-- start --

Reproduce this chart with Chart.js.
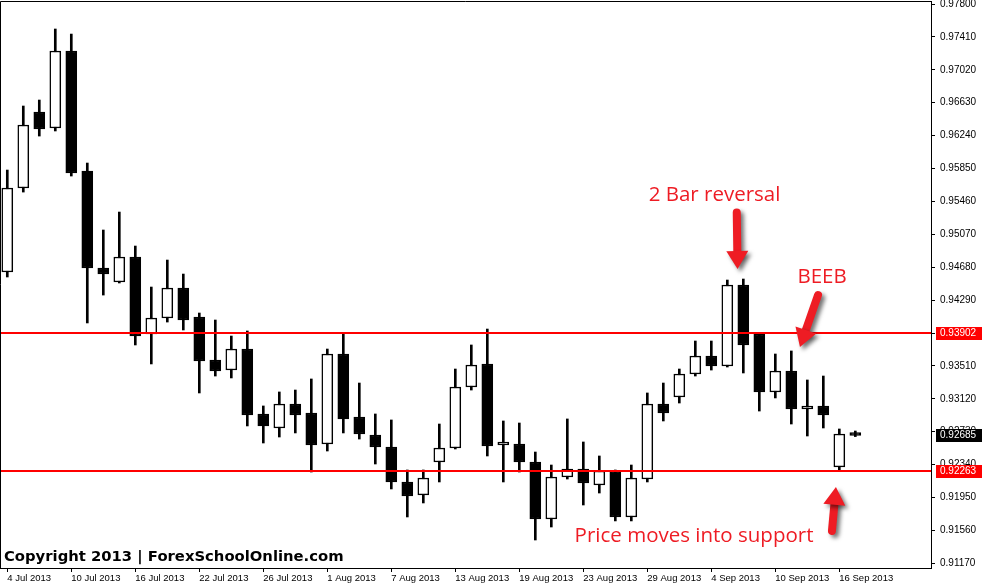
<!DOCTYPE html>
<html>
<head>
<meta charset="utf-8">
<script src="https://cdn.jsdelivr.net/npm/chart.js"></script>
<style>
  html, body { margin: 0; padding: 0; background: #fff; }
  #wrap { width: 983px; height: 588px; position: relative; }
</style>
</head>
<body>
<div id="wrap"><canvas id="chart"></canvas></div>
<script>
// daily candles, USDCHF-ish, 4 Jul - 17 Sep 2013
const dates = [
  '4 Jul 2013', '5 Jul 2013', '8 Jul 2013', '9 Jul 2013', '10 Jul 2013', '11 Jul 2013', '12 Jul 2013',
  '15 Jul 2013', '16 Jul 2013', '17 Jul 2013', '18 Jul 2013', '19 Jul 2013', '22 Jul 2013', '23 Jul 2013',
  '24 Jul 2013', '25 Jul 2013', '26 Jul 2013', '29 Jul 2013', '30 Jul 2013', '31 Jul 2013', '1 Aug 2013',
  '2 Aug 2013', '5 Aug 2013', '6 Aug 2013', '7 Aug 2013', '8 Aug 2013', '9 Aug 2013', '12 Aug 2013',
  '13 Aug 2013', '14 Aug 2013', '15 Aug 2013', '16 Aug 2013', '19 Aug 2013', '20 Aug 2013', '21 Aug 2013',
  '22 Aug 2013', '23 Aug 2013', '26 Aug 2013', '27 Aug 2013', '28 Aug 2013', '29 Aug 2013', '30 Aug 2013',
  '2 Sep 2013', '3 Sep 2013', '4 Sep 2013', '5 Sep 2013', '6 Sep 2013', '9 Sep 2013', '10 Sep 2013',
  '11 Sep 2013', '12 Sep 2013', '13 Sep 2013', '16 Sep 2013', '17 Sep 2013'
];
const opens = [
  0.94623, 0.95619, 0.96520, 0.96330, 0.97243, 0.95820, 0.94671, 0.94505, 0.94801, 0.93888,
  0.94078, 0.94433, 0.94090, 0.93580, 0.93461, 0.93710, 0.92940, 0.92774, 0.93058, 0.92952,
  0.92584, 0.93651, 0.92904, 0.92691, 0.92549, 0.92134, 0.91980, 0.92371, 0.92537, 0.93260,
  0.93533, 0.92572, 0.92584, 0.92371, 0.91695, 0.92193, 0.92288, 0.92098, 0.92264, 0.91719,
  0.92169, 0.93058, 0.93141, 0.93414, 0.93627, 0.93509, 0.94469, 0.93888, 0.93201, 0.93450,
  0.92999, 0.93035, 0.92312, 0.92718
];
const highs = [
  0.95832, 0.96591, 0.96662, 0.97504, 0.97444, 0.95915, 0.95121, 0.95334, 0.94931, 0.94445,
  0.94765, 0.94599, 0.94137, 0.94054, 0.93864, 0.93924, 0.93035, 0.93201, 0.93224, 0.93355,
  0.93710, 0.93888, 0.93307, 0.92940, 0.92869, 0.92276, 0.92276, 0.92821, 0.93473, 0.93758,
  0.93947, 0.92857, 0.92833, 0.92489, 0.92335, 0.92881, 0.92608, 0.92442, 0.92276, 0.92335,
  0.93189, 0.93307, 0.93473, 0.93805, 0.93805, 0.94528, 0.94540, 0.93900, 0.93651, 0.93687,
  0.93343, 0.93390, 0.92762, 0.92738
];
const lows = [
  0.94564, 0.95571, 0.96235, 0.96295, 0.95761, 0.94019, 0.94350, 0.94493, 0.93758, 0.93533,
  0.94030, 0.93936, 0.93189, 0.93390, 0.93367, 0.92798, 0.92596, 0.92667, 0.92715, 0.92252,
  0.92501, 0.92715, 0.92643, 0.92347, 0.92051, 0.91719, 0.91885, 0.92134, 0.92525, 0.93224,
  0.92442, 0.92134, 0.92252, 0.91446, 0.91600, 0.92169, 0.91861, 0.92003, 0.91672, 0.91672,
  0.92134, 0.92857, 0.93070, 0.93390, 0.93461, 0.93497, 0.93426, 0.92975, 0.93130, 0.92821,
  0.92679, 0.92774, 0.92264, 0.92672
];
const closes = [
  0.95619, 0.96366, 0.96318, 0.97243, 0.95797, 0.94671, 0.94599, 0.94801, 0.93864, 0.94078,
  0.94433, 0.94054, 0.93568, 0.93450, 0.93710, 0.92928, 0.92798, 0.93058, 0.92928, 0.92572,
  0.93651, 0.92881, 0.92703, 0.92549, 0.92134, 0.91968, 0.92181, 0.92537, 0.93260, 0.93521,
  0.92560, 0.92608, 0.92371, 0.91695, 0.92193, 0.92288, 0.92122, 0.92264, 0.91719, 0.92181,
  0.93058, 0.92952, 0.93414, 0.93627, 0.93509, 0.94469, 0.93758, 0.93201, 0.93450, 0.92999,
  0.93035, 0.92928, 0.92703, 0.92685
];
const priceTicks = [
  0.97800, 0.97410, 0.97020, 0.96630, 0.96240, 0.95850, 0.95460, 0.95070, 0.94680,
  0.94290, 0.93900, 0.93510, 0.93120, 0.92730, 0.92340, 0.91950, 0.91560, 0.91170
];
const dateTickStep = 4;
const resistance = 0.93902;
const support = 0.92263;
const lastPrice = 0.92685;

// notes placed in data space: [candle index, price]
const notes = [
  { text: '2 Bar reversal', at: [44.2, 0.95536] },
  { text: 'BEEB', at: [50.92, 0.94564] },
  { text: 'Price moves into support', at: [42.92, 0.91494] }
];
const arrows = [
  { from: [45.59, 0.95330], to: [45.64, 0.94659] },
  { from: [50.67, 0.94350], to: [49.54, 0.93734] },
  { from: [51.54, 0.91553], to: [51.79, 0.92075] }
];

const xTickFont = { family: 'Liberation Sans', size: 9.5 };
const yTickFont = { family: 'Liberation Sans', size: 10 };
const noteRed = '#ee1c24';

function drawArrow(ctx, x1, y1, x2, y2) {
  const ang = Math.atan2(y2 - y1, x2 - x1);
  const headLen = 18, headW = 11;
  const bx = x2 - headLen * Math.cos(ang), by = y2 - headLen * Math.sin(ang);
  ctx.save();
  ctx.shadowColor = 'rgba(0,0,0,0.55)';
  ctx.shadowBlur = 4;
  ctx.shadowOffsetX = 3;
  ctx.shadowOffsetY = 3;
  ctx.strokeStyle = noteRed;
  ctx.fillStyle = noteRed;
  ctx.lineWidth = 8;
  ctx.lineCap = 'round';
  ctx.beginPath();
  ctx.moveTo(x1, y1);
  ctx.lineTo(bx + 2 * Math.cos(ang), by + 2 * Math.sin(ang));
  ctx.stroke();
  ctx.beginPath();
  ctx.moveTo(x2, y2);
  ctx.lineTo(bx + headW * Math.sin(ang), by - headW * Math.cos(ang));
  ctx.lineTo(bx - headW * Math.sin(ang), by + headW * Math.cos(ang));
  ctx.closePath();
  ctx.fill();
  ctx.restore();
}

const overlay = {
  id: 'overlay',
  afterDatasetsDraw(chart) {
    const { ctx, chartArea, scales: { y } } = chart;
    ctx.save();
    ctx.strokeStyle = '#ff0000';
    ctx.lineWidth = 2;
    [resistance, support].forEach(level => {
      const py = Math.round(y.getPixelForValue(level));
      ctx.beginPath();
      ctx.moveTo(chartArea.left, py);
      ctx.lineTo(chartArea.right, py);
      ctx.stroke();
    });
    ctx.restore();
  },
  afterDraw(chart) {
    const { ctx, chartArea, scales: { x, y } } = chart;
    ctx.save();
    // top + left frame
    ctx.strokeStyle = '#000';
    ctx.lineWidth = 1;
    ctx.beginPath();
    ctx.moveTo(chartArea.left + 0.5, chartArea.bottom);
    ctx.lineTo(chartArea.left + 0.5, chartArea.top + 0.5);
    ctx.lineTo(chartArea.right, chartArea.top + 0.5);
    ctx.stroke();

    // price tags on the right axis
    const tags = [
      { value: resistance, bg: '#ff0000' },
      { value: support, bg: '#ff0000' },
      { value: lastPrice, bg: '#000000' }
    ];
    ctx.font = yTickFont.size + 'px "' + yTickFont.family + '"';
    ctx.textBaseline = 'middle';
    ctx.textAlign = 'left';
    tags.forEach(t => {
      const py = Math.round(y.getPixelForValue(t.value));
      ctx.fillStyle = t.bg;
      ctx.fillRect(y.left + 5, py - 6, y.right - y.left - 6, 13);
      ctx.fillStyle = '#fff';
      ctx.fillText(t.value.toFixed(5), y.left + 9, py + 0.5);
    });

    // notes
    ctx.font = '20.5px "Open Sans"';
    ctx.textAlign = 'center';
    ctx.fillStyle = noteRed;
    notes.forEach(n => {
      ctx.fillText(n.text, x.getPixelForValue(n.at[0]), y.getPixelForValue(n.at[1]));
    });
    arrows.forEach(a => {
      drawArrow(ctx,
        x.getPixelForValue(a.from[0]), y.getPixelForValue(a.from[1]),
        x.getPixelForValue(a.to[0]), y.getPixelForValue(a.to[1]));
    });

    // watermark
    ctx.font = 'bold 14.8px "DejaVu Sans"';
    ctx.textAlign = 'left';
    ctx.textBaseline = 'alphabetic';
    ctx.fillStyle = '#000';
    ctx.fillText('Copyright 2013 | ForexSchoolOnline.com', 4, 561);
    ctx.restore();
  }
};

const wickData = dates.map((d, i) => ({ x: i, y: [lows[i], highs[i]] }));
const bodyData = dates.map((d, i) => ({ x: i, y: [opens[i], closes[i]] }));
const bodyColors = dates.map((d, i) => (closes[i] >= opens[i] ? '#ffffff' : '#000000'));

new Chart(document.getElementById('chart'), {
  type: 'bar',
  data: {
    datasets: [
      {
        label: 'wicks',
        data: wickData,
        backgroundColor: '#000',
        borderWidth: 0,
        barThickness: 2,
        grouped: false,
        order: 2
      },
      {
        label: 'bodies',
        data: bodyData,
        backgroundColor: bodyColors,
        borderColor: '#000',
        borderWidth: 1.5,
        borderSkipped: false,
        barThickness: 11,
        minBarLength: 3,
        grouped: false,
        order: 1
      }
    ]
  },
  options: {
    responsive: true,
    maintainAspectRatio: false,
    animation: false,
    events: [],
    layout: { padding: { top: 1, left: 0, right: 0, bottom: 0 } },
    plugins: { legend: { display: false }, tooltip: { enabled: false } },
    scales: {
      x: {
        type: 'linear',
        min: -0.456,
        max: 57.73,
        offset: false,
        grid: { offset: false, drawOnChartArea: false, drawTicks: true, tickLength: 4, color: '#000' },
        border: { display: true, color: '#000', width: 1 },
        afterBuildTicks: axis => {
          axis.ticks = dates.map((d, i) => i).filter(i => i % dateTickStep === 0).map(v => ({ value: v }));
        },
        afterFit: axis => {
          axis.height = 20;
          axis.paddingLeft = 0;
          axis.paddingRight = 0;
        },
        ticks: {
          autoSkip: false,
          maxRotation: 0,
          align: 'start',
          padding: 1,
          color: '#000',
          font: xTickFont,
          callback: v => dates[v] || ''
        }
      },
      y: {
        type: 'linear',
        position: 'right',
        min: 0.91114,
        max: 0.97836,
        grid: { drawOnChartArea: false, drawTicks: true, tickLength: 4, color: '#000' },
        border: { display: true, color: '#000', width: 1 },
        afterBuildTicks: axis => {
          axis.ticks = priceTicks.map(v => ({ value: v }));
        },
        afterFit: axis => {
          axis.width = 52;
          axis.paddingTop = 0;
          axis.paddingBottom = 0;
        },
        ticks: {
          padding: 5,
          color: '#000',
          font: yTickFont,
          callback: v => Number(v).toFixed(5)
        }
      }
    }
  },
  plugins: [overlay]
});
</script>
</body>
</html>
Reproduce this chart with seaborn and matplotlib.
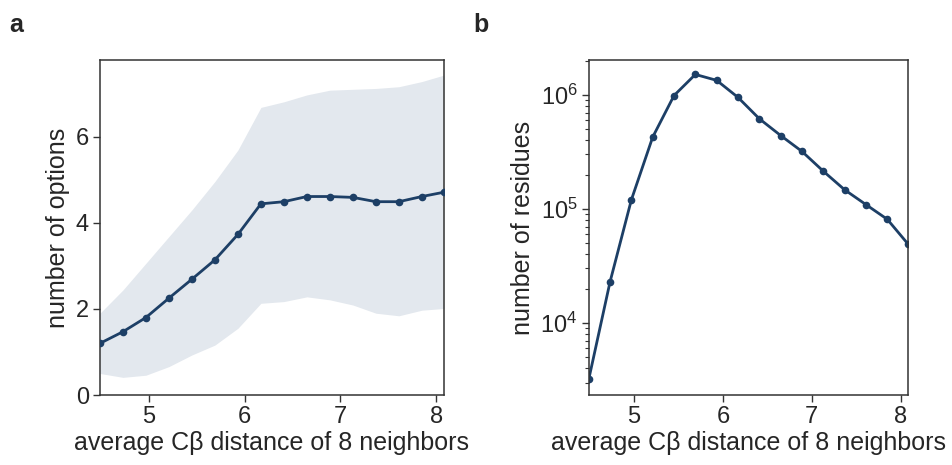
import numpy as np
import pandas as pd
import matplotlib
matplotlib.use("Agg")
import matplotlib.pyplot as plt
import seaborn as sns

# average C-beta distance of 8 neighbours (bin centres)
distance = [4.49, 4.73, 4.97, 5.21, 5.45, 5.69, 5.93, 6.17,
            6.41, 6.65, 6.89, 7.13, 7.37, 7.61, 7.85, 8.08]

# panel a: mean number of options with spread band
options_mean = [1.20, 1.47, 1.80, 2.25, 2.69, 3.14, 3.73, 4.44,
                4.49, 4.61, 4.61, 4.59, 4.49, 4.49, 4.61, 4.71]
options_upper = [1.90, 2.44, 3.06, 3.68, 4.30, 4.96, 5.69, 6.68,
                 6.81, 6.97, 7.08, 7.10, 7.12, 7.16, 7.28, 7.43]
options_lower = [0.50, 0.41, 0.46, 0.66, 0.93, 1.16, 1.55, 2.13,
                 2.17, 2.28, 2.21, 2.09, 1.90, 1.84, 1.97, 2.01]

# panel b: number of residues per bin
residues = [3190, 22900, 1.20e5, 4.26e5, 9.86e5, 1.51e6, 1.34e6, 9.5e5,
            6.17e5, 4.4e5, 3.19e5, 2.14e5, 1.47e5, 1.09e5, 8.1e4, 4.95e4]

sns.set_style("ticks")
plt.rcParams['font.family'] = ['Liberation Sans', 'DejaVu Sans']
plt.rcParams['mathtext.default'] = 'regular'
plt.rcParams['mathtext.fontset'] = 'custom'
plt.rcParams['mathtext.rm'] = 'Liberation Sans'

line_color = "#1d3f66"
band_color = "#e3e8ee"
spine_color = "#333333"
tick_size = 17
label_size = 18

df = pd.DataFrame({"distance": distance, "options": options_mean,
                   "residues": residues})

fig = plt.figure(figsize=(9.52, 4.65), dpi=100)
ax_a = fig.add_axes([0.105, 0.1505, 0.3613, 0.7204])
ax_b = fig.add_axes([0.6184, 0.1505, 0.3351, 0.7204])

# --- panel a
ax_a.fill_between(distance, options_lower, options_upper, color=band_color,
                  linewidth=0, zorder=1)
sns.lineplot(data=df, x="distance", y="options", ax=ax_a, color=line_color,
             marker="o", markersize=5.5, markeredgewidth=0, linewidth=2,
             zorder=3)
ax_a.set_xlim(min(distance), max(distance))
ax_a.set_ylim(0, 7.78)
ax_a.set_yticks([0, 2, 4, 6])
ax_a.set_xticks([5, 6, 7, 8])
ax_a.set_ylabel("number of options", fontsize=label_size, labelpad=4)

# --- panel b
sns.lineplot(data=df, x="distance", y="residues", ax=ax_b, color=line_color,
             marker="o", markersize=5.5, markeredgewidth=0, linewidth=2)
ax_b.set_yscale("log")
ax_b.set_xlim(min(distance), max(distance))
ax_b.set_ylim(2330, 2.02e6)
ax_b.set_xticks([5, 6, 7, 8])
ax_b.set_ylabel("number of residues", fontsize=label_size, labelpad=4)

for ax in (ax_a, ax_b):
    ax.set_xlabel("average C\u03b2 distance of 8 neighbors", fontsize=label_size,
                  labelpad=2)
    ax.tick_params(axis="both", which="major", labelsize=tick_size, length=5,
                   width=1, color=spine_color, direction="out", pad=3)
    ax.tick_params(axis="y", which="minor", length=3, width=0.8,
                   color=spine_color, direction="out")
    for sp in ax.spines.values():
        sp.set_visible(True)
        sp.set_color(spine_color)
        sp.set_linewidth(1.1)
    ax.grid(False)

fig.text(0.010, 0.972, "a", fontsize=18, fontweight="bold", va="top")
fig.text(0.497, 0.972, "b", fontsize=18, fontweight="bold", va="top")

fig.savefig("out.png", dpi=100)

-- end --

◆ **Work to complete**
Word for word, restate the lines beginning with the one that has "Reproduce this chart with seaborn" and ending with the one that has "ax_b = fig.add_axes([0.6184, 0.1505, 0.3351, 0.7204])". Keep both ends and skip any pictures.

◆ **The solution**
Reproduce this chart with seaborn and matplotlib.
import numpy as np
import pandas as pd
import matplotlib
matplotlib.use("Agg")
import matplotlib.pyplot as plt
import seaborn as sns

# average C-beta distance of 8 neighbours (bin centres)
distance = [4.49, 4.73, 4.97, 5.21, 5.45, 5.69, 5.93, 6.17,
            6.41, 6.65, 6.89, 7.13, 7.37, 7.61, 7.85, 8.08]

# panel a: mean number of options with spread band
options_mean = [1.20, 1.47, 1.80, 2.25, 2.69, 3.14, 3.73, 4.44,
                4.49, 4.61, 4.61, 4.59, 4.49, 4.49, 4.61, 4.71]
options_upper = [1.90, 2.44, 3.06, 3.68, 4.30, 4.96, 5.69, 6.68,
                 6.81, 6.97, 7.08, 7.10, 7.12, 7.16, 7.28, 7.43]
options_lower = [0.50, 0.41, 0.46, 0.66, 0.93, 1.16, 1.55, 2.13,
                 2.17, 2.28, 2.21, 2.09, 1.90, 1.84, 1.97, 2.01]

# panel b: number of residues per bin
residues = [3190, 22900, 1.20e5, 4.26e5, 9.86e5, 1.51e6, 1.34e6, 9.5e5,
            6.17e5, 4.4e5, 3.19e5, 2.14e5, 1.47e5, 1.09e5, 8.1e4, 4.95e4]

sns.set_style("ticks")
plt.rcParams['font.family'] = ['Liberation Sans', 'DejaVu Sans']
plt.rcParams['mathtext.default'] = 'regular'
plt.rcParams['mathtext.fontset'] = 'custom'
plt.rcParams['mathtext.rm'] = 'Liberation Sans'

line_color = "#1d3f66"
band_color = "#e3e8ee"
spine_color = "#333333"
tick_size = 17
label_size = 18

df = pd.DataFrame({"distance": distance, "options": options_mean,
                   "residues": residues})

fig = plt.figure(figsize=(9.52, 4.65), dpi=100)
ax_a = fig.add_axes([0.105, 0.1505, 0.3613, 0.7204])
ax_b = fig.add_axes([0.6184, 0.1505, 0.3351, 0.7204])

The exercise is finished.